I think the people here now are mostly diehards. People want to see their hometown come back stronger than ever for sure. Weare hanging in there!
People are passionate about their cities. Loads of people left New York after 9/11. Those of us that stayed felt even more like New Yorkers. The generosity and the way New Yorkers bonded together to heal was spectacular; it made us even more in love with our city. I’m dying to come back to New Orleans and take my children because they are total history buffs, and I think they’d really enjoy it. My little one, Oliver, who’s 9, is really into the Phantom of the Opera and loves spooky, gothic-y, Victorian things.
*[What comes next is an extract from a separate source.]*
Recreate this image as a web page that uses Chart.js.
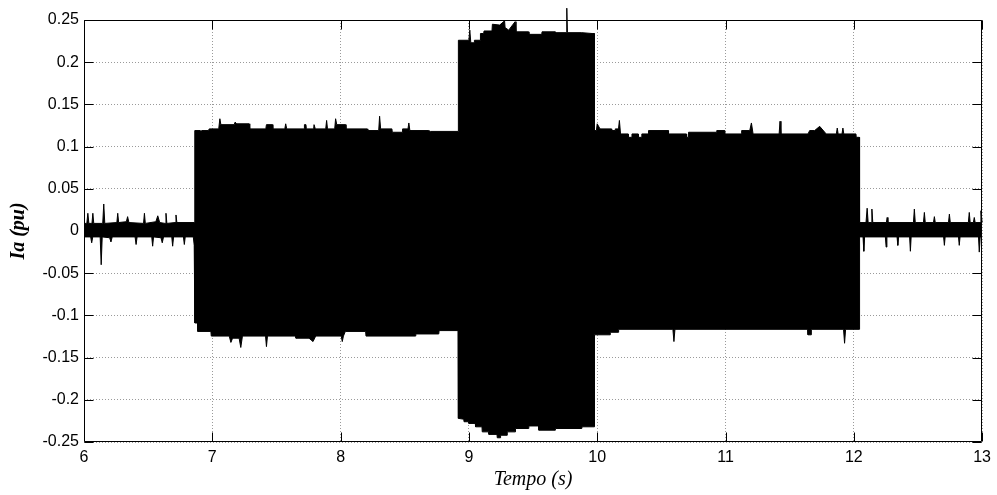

He’d love all those museum-type houses in the French Quarter.
Oh, he’d dig all the ghosts here!
Definitely! And I should make my son Jonathan, who’s 14, read Interview With the Vampire before we visit. Then he can get into the whole mystical New Orleans thing. There’s just something about New Orleans that’s intense—the weight of history, the past lives that lived. If you’re sensitive to that kind of energy, you can’t help but be inspired by New Orleans.
I bet you love New Orleans food.
Oh, Commander’s Palace! And we’d go to Brennan’s for brunch on Sundays. What a fabulous tradition! And of course, Café Du Monde, at least once a day. And that was on top of breakfast, lunch and dinner!
You need to come back to New Orleans soon. And you need to write more books!
I’ve toyed with renting a house in New Orleans and writing there. It’s such a conducive place for going inside of your brain. I’m brewing my next book in my head right now. I know now that what will drive you to finish it is that you have something to say. The need to be heard is what really propels you.